Monday, November 19, 2018

Oboedire "Editorial: Theological Obscurantism"by J. Steven Harper for Tuesday, 20 November 2018

Oboedire   "Editorial: Theological Obscurantism"by J. Steven Harper for Tuesday, 20 November 2018
​My personality moves me in the direction of details, specifics, and particulars. Sometimes a single word captures my attention for quite a while. I have a built-in propensity to zoom in. This means that I have had to discipline myself to zoom out--to look for trends and connections--for things things that intetsect, link, overlap, etc.
I recently had a zoom-out experience with respect to something happening in certain segments of Christianity--an anti-science bias. Putting the evidence together from fundamentalist resistance to the behavioral, biological, social, and cosmological sciences, it suddenly became clear to me that something larger is going on--a mindset is infecting certain theological thinking, a kind of "Bible only" way of viewing life and seeking for truth. It's called obscurantism.
It's possible to trace the evidence for this in obscurantist thinking about the environment, climate change, meteorology, immigrants and refugees, and sexuality, to name a few. In each of these areas, some Christians have become obscurantists, calling the ongoing discoveries of the scientific community (at least the ones they don't like) "junk science." Their allegation is supposed to be enough to stop the rest of us in our tracks, and prevent us from discovering things they either do not know themselves, or what they do know but don't want us to know.
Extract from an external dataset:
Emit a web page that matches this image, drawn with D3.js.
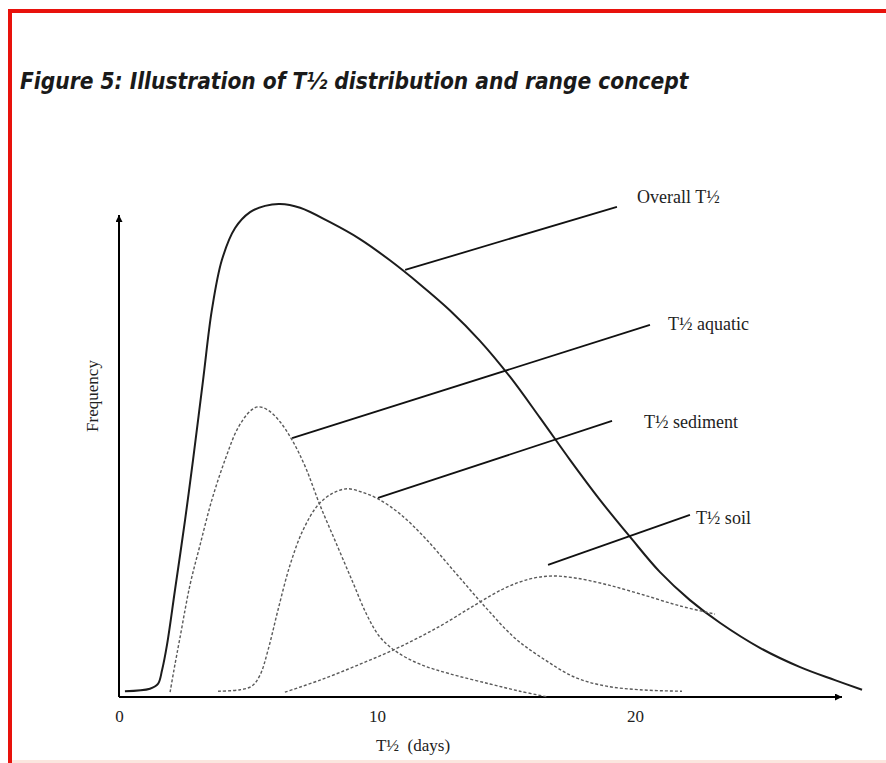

I first saw this in my reading about human sexuality. I am far from expert in what the sciences are contributing to the Bible's revelation that we are "fearfully and wonderfully made" (Psalm 139:14), but I have read enough to know some obscurantists are not incorporating current scientific knowledge into their declarations. I have since found similar junk-science allegations by obscurantists in the topics above, and others as well.
This is both amazing and sad when, looking back in history, we see that many of our predecessors in the faith were also scientists--men and women intent on discovering how "the heavens declare the glory of God and the firmament proclaims his handiwork" (Psalm 19:1). Their willingness, their vocation, was to give themselves to the use of science as a means of understanding part of what theologians call progressive revelation. And thanks to their efforts, humankind has been advanced and enriched in ways beyond counting.
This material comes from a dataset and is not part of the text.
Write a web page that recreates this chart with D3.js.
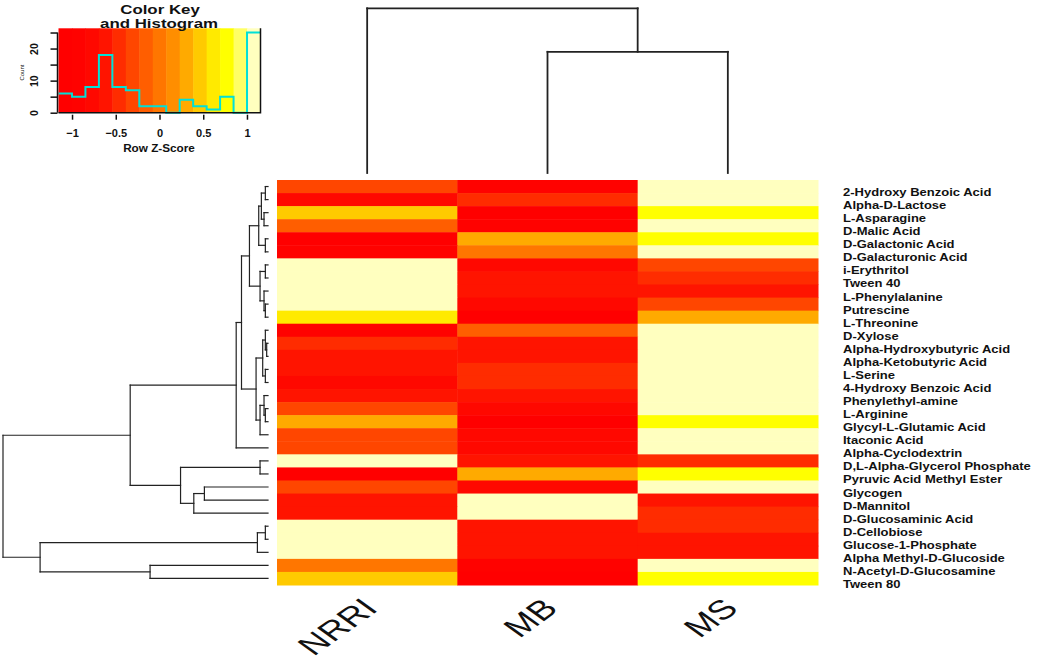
<!DOCTYPE html>
<html>
<head>
<meta charset="utf-8">
<script src="https://cdn.jsdelivr.net/npm/d3@7"></script>
<style>
  body { margin: 0; background: #fff; }
  text { font-family: "Liberation Sans", Arial, sans-serif; fill: #111; }
</style>
</head>
<body>
<div id="container"></div>
<script>
/* CONSTANTS AND GLOBALS */
const width = 1038,
  height = 662;

/* DATA */
const columns = ["NRRI", "MB", "MS"];

const substrates = [
  "2-Hydroxy Benzoic Acid", "Alpha-D-Lactose", "L-Asparagine", "D-Malic Acid",
  "D-Galactonic Acid", "D-Galacturonic Acid", "i-Erythritol", "Tween 40",
  "L-Phenylalanine", "Putrescine", "L-Threonine", "D-Xylose",
  "Alpha-Hydroxybutyric Acid", "Alpha-Ketobutyric Acid", "L-Serine",
  "4-Hydroxy Benzoic Acid", "Phenylethyl-amine", "L-Arginine",
  "Glycyl-L-Glutamic Acid", "Itaconic Acid", "Alpha-Cyclodextrin",
  "D,L-Alpha-Glycerol Phosphate", "Pyruvic Acid Methyl Ester", "Glycogen",
  "D-Mannitol", "D-Glucosaminic Acid", "D-Cellobiose", "Glucose-1-Phosphate",
  "Alpha Methyl-D-Glucoside", "N-Acetyl-D-Glucosamine", "Tween 80"
];

// row z-scores
const nrri = [-0.24, -0.738, 0.40, -0.15, -1.10, -0.99, 1.115, 1.148, 1.154, 1.115,
  0.65, -0.916, -0.47, -0.58, -0.678, -0.738, -0.575, -0.30, 0.30, -0.30,
  -0.30, 1.148, -1.10, -0.30, -0.58, -0.678, 1.148, 1.154, 1.154, -0.04, 0.40];
const mb = [-0.86, -0.40, -1.15, -0.916, 0.30, -0.04, -0.815, -0.678, -0.58, -0.815,
  -1.01, -0.15, -0.678, -0.575, -0.47, -0.40, -0.58, -0.815, -1.10, -0.815,
  -0.815, -0.678, 0.30, -0.815, 1.154, 1.148, -0.678, -0.575, -0.58, -0.99, -1.15];
const ms = [1.10, 1.138, 0.75, 1.066, 0.80, 1.03, -0.30, -0.47, -0.575, -0.30,
  0.36, 1.066, 1.148, 1.154, 1.148, 1.138, 1.154, 1.115, 0.80, 1.115,
  1.115, -0.47, 0.80, 1.115, -0.575, -0.47, -0.47, -0.58, -0.575, 1.03, 0.75];

// 15 colour bins between -zMax and zMax (as they show in the key)
const heatColors = ["#FF0000", "#FF0200", "#FF0800", "#FF1400", "#FF2C00", "#FF4600",
  "#FF5E00", "#FF7600", "#FF8E00", "#FFAA00", "#FFCA00", "#FFEA00", "#FFFF00",
  "#FFFF66", "#FFFFBF"];
const zMax = 1.1547;

const keyTicks = [-1, -0.5, 0, 0.5, 1];
const countTicks = [0, 5, 10, 15, 20, 25];
const countLabels = [0, 10, 20];

// dendrograms: [left, right, height], leaves are indexes
const colTree = [0, [1, 2, 73.6], 100];

const rowTree = [
  [
    [
      [
        [
          [[[0, 1, 0.1], [2, 3, 0.15], 0.25], [4, 5, 0.1], 0.35],
          [[6, 7, 0.1], [8, [9, 10, 0.1], 0.15], 0.3],
          0.7
        ],
        [
          [[11, [12, 13, 0.05], 0.1], [14, 15, 0.1], 0.2],
          [[16, [17, 18, 0.1], 0.15], 19, 0.3],
          0.45
        ],
        1.0
      ],
      20, 1.2
    ],
    [[21, 22, 0.3], [[23, 24, 2.4], 25, 2.8], 3.3],
    5.2
  ],
  [[[26, 27, 0.1], 28, 0.4], [29, 30, 4.45], 8.6],
  10
];

/* SCALES */
const xHeat = d3.scaleBand().domain(columns).range([277, 818]);
const yHeat = d3.scaleBand().domain(d3.range(substrates.length)).range([180, 585]);

const color = d3.scaleQuantize().domain([-zMax, zMax]).range(heatColors);
const binOf = d3.scaleQuantize().domain([-zMax, zMax]).range(d3.range(heatColors.length));

const xKey = d3.scaleLinear().domain([-zMax, zMax]).range([58.5, 260.5]);
const yKey = d3.scaleLinear().domain([0, 25 / 0.95]).range([112.7, 28.3]);

const xRowDend = d3.scaleLinear().domain([0, 10]).range([268, 3]);
const yColDend = d3.scaleLinear().domain([0, 100]).range([173, 8.3]);

const cells = [];
substrates.forEach((s, i) => {
  [nrri, mb, ms].forEach((arr, j) => cells.push({ row: i, col: columns[j], z: arr[i] }));
});

const counts = heatColors.map((c, k) => cells.filter(d => binOf(d.z) === k).length);
const breaks = d3.range(heatColors.length + 1).map(k => -zMax + k * 2 * zMax / heatColors.length);

/* SVG */
const svg = d3.select("#container")
  .append("svg")
  .attr("width", width)
  .attr("height", height);

// the figure is stretched sideways, so text gets a horizontal stretch too
function stretchedText(g, x, y, sx, txt) {
  return g.append("text")
    .attr("transform", `translate(${x},${y}) scale(${sx},1)`)
    .text(txt);
}

/* HEATMAP */
svg.append("g")
  .selectAll("rect")
  .data(cells)
  .join("rect")
  .attr("x", d => xHeat(d.col))
  .attr("y", d => yHeat(d.row))
  .attr("width", xHeat.bandwidth() + 0.5)
  .attr("height", yHeat.bandwidth() + 0.5)
  .attr("fill", d => color(d.z));

// row labels
const rowLab = svg.append("g");
substrates.forEach((s, i) => {
  stretchedText(rowLab, 843, yHeat(i) + yHeat.bandwidth() / 2 + 9.5, 1.24, s)
    .attr("font-size", 10.5)
    .attr("font-weight", "bold");
});

// column labels, at 45 degrees
const colLab = svg.append("g");
columns.forEach(c => {
  colLab.append("text")
    .attr("transform", `translate(${xHeat(c) + xHeat.bandwidth() / 2 + 12},${610}) scale(1.4,1) rotate(-45)`)
    .attr("text-anchor", "end")
    .attr("font-size", 27)
    .text(c);
});

/* DENDROGRAMS */
const dendLines = [];

function walkRows(node) {
  if (typeof node === "number") return { pos: yHeat(node) + yHeat.bandwidth() / 2, h: 0 };
  const a = walkRows(node[0]), b = walkRows(node[1]), h = node[2];
  dendLines.push({ x1: xRowDend(h), y1: a.pos, x2: xRowDend(h), y2: b.pos, w: 1.2 });
  dendLines.push({ x1: xRowDend(a.h), y1: a.pos, x2: xRowDend(h), y2: a.pos, w: 1.2 });
  dendLines.push({ x1: xRowDend(b.h), y1: b.pos, x2: xRowDend(h), y2: b.pos, w: 1.2 });
  return { pos: (a.pos + b.pos) / 2, h: h };
}

function walkCols(node) {
  if (typeof node === "number") {
    const c = columns[node];
    return { pos: xHeat(c) + xHeat.bandwidth() / 2, h: 0 };
  }
  const a = walkCols(node[0]), b = walkCols(node[1]), h = node[2];
  dendLines.push({ x1: a.pos, y1: yColDend(h), x2: b.pos, y2: yColDend(h), w: 1.8 });
  dendLines.push({ x1: a.pos, y1: yColDend(a.h), x2: a.pos, y2: yColDend(h), w: 1.8 });
  dendLines.push({ x1: b.pos, y1: yColDend(b.h), x2: b.pos, y2: yColDend(h), w: 1.8 });
  return { pos: (a.pos + b.pos) / 2, h: h };
}

walkRows(rowTree);
walkCols(colTree);

svg.append("g")
  .selectAll("line")
  .data(dendLines)
  .join("line")
  .attr("x1", d => d.x1).attr("y1", d => d.y1)
  .attr("x2", d => d.x2).attr("y2", d => d.y2)
  .attr("stroke", "#222")
  .attr("stroke-width", d => d.w)
  .attr("stroke-linecap", "square");

/* COLOR KEY */
const key = svg.append("g");

key.selectAll("rect")
  .data(heatColors)
  .join("rect")
  .attr("x", (c, k) => xKey(breaks[k]))
  .attr("y", yKey(25 / 0.95))
  .attr("width", (c, k) => xKey(breaks[k + 1]) - xKey(breaks[k]) + 0.5)
  .attr("height", yKey(0) - yKey(25 / 0.95))
  .attr("fill", c => c);

// histogram as a step line
const steps = [];
counts.forEach((n, k) => {
  steps.push([xKey(breaks[k]), yKey(n)]);
  steps.push([xKey(breaks[k + 1]), yKey(n)]);
});
key.append("path")
  .attr("d", d3.line()(steps))
  .attr("fill", "none")
  .attr("stroke", "#00E0D8")
  .attr("stroke-width", 2);

// frame on right and bottom
key.append("path")
  .attr("d", `M${xKey(-zMax)},${yKey(0)}H${xKey(zMax)}V${yKey(25 / 0.95)}`)
  .attr("fill", "none")
  .attr("stroke", "#111")
  .attr("stroke-width", 1.5);

const xAxis = d3.axisBottom(xKey)
  .tickValues(keyTicks)
  .tickSize(5)
  .tickFormat(d => d === 0 ? "0" : d3.format("")(d));
const xAxisGroup = key.append("g")
  .attr("transform", `translate(0,${yKey(0) + 2})`)
  .call(xAxis);
xAxisGroup.select(".domain").remove();
xAxisGroup.selectAll(".tick line").attr("stroke", "#111").attr("stroke-width", 1.5);
xAxisGroup.selectAll(".tick text")
  .attr("font-size", 11)
  .attr("font-weight", "bold")
  .attr("font-family", "Liberation Sans, Arial, sans-serif")
  .attr("fill", "#111")
  .attr("dy", "1.3em");

const yAxis = d3.axisLeft(yKey)
  .tickValues(countTicks)
  .tickSize(7)
  .tickFormat(d => countLabels.includes(d) ? d : "");
const yAxisGroup = key.append("g")
  .attr("transform", `translate(${xKey(-zMax) - 1},0)`)
  .call(yAxis);
yAxisGroup.select(".domain")
  .attr("d", `M0,${yKey(0)}V${yKey(25)}`)
  .attr("stroke", "#111").attr("stroke-width", 1.5);
yAxisGroup.selectAll(".tick line").attr("stroke", "#111").attr("stroke-width", 1.5);
yAxisGroup.selectAll(".tick text")
  .attr("font-size", 10.5)
  .attr("font-weight", "bold")
  .attr("font-family", "Liberation Sans, Arial, sans-serif")
  .attr("fill", "#111")
  .attr("text-anchor", "middle")
  .attr("transform", "rotate(-90)")
  .attr("x", 0)
  .attr("dy", 0)
  .attr("y", -20);

key.append("text")
  .attr("transform", `translate(24,${yKey(12.5)}) rotate(-90)`)
  .attr("text-anchor", "middle")
  .attr("font-size", 6)
  .text("Count");

stretchedText(key, 160, 14, 1.35, "Color Key")
  .attr("text-anchor", "middle")
  .attr("font-size", 12.5)
  .attr("font-weight", "bold");
stretchedText(key, 159, 28, 1.35, "and Histogram")
  .attr("text-anchor", "middle")
  .attr("font-size", 12.5)
  .attr("font-weight", "bold");
stretchedText(key, 159, 152, 1.12, "Row Z-Score")
  .attr("text-anchor", "middle")
  .attr("font-size", 10.5)
  .attr("font-weight", "bold");
</script>
</body>
</html>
To see the reverse of that inclination by Christian obscurantists is enough to know that their conclusions about particular aspects of truth arise from a flawed methodology. It is a methodology which prevents certain data from ever becoming influential in our ongoing attempt to know better and better how God has made us and the world--and how we are to live with ourselves, with others, and all God has made.
Theological conclusions/interpretations (hermeneutics) arise from the contributions of scripture, tradition, reason and experience. By failing to take into account current scientific knowledge, the obscurantists skew the contributions of reason, which then has a ripple effect into the other three areas.
Almost always, obscurantism is the sign that something else is going on. And when the obscurantism is in religion, it is usually an indication that some portion of holy scripture has been made a "sacred cow"--a cow that cannot be questioned, because it is part of what gave obscurantists their power in the first place--and keeps them in it up to the present.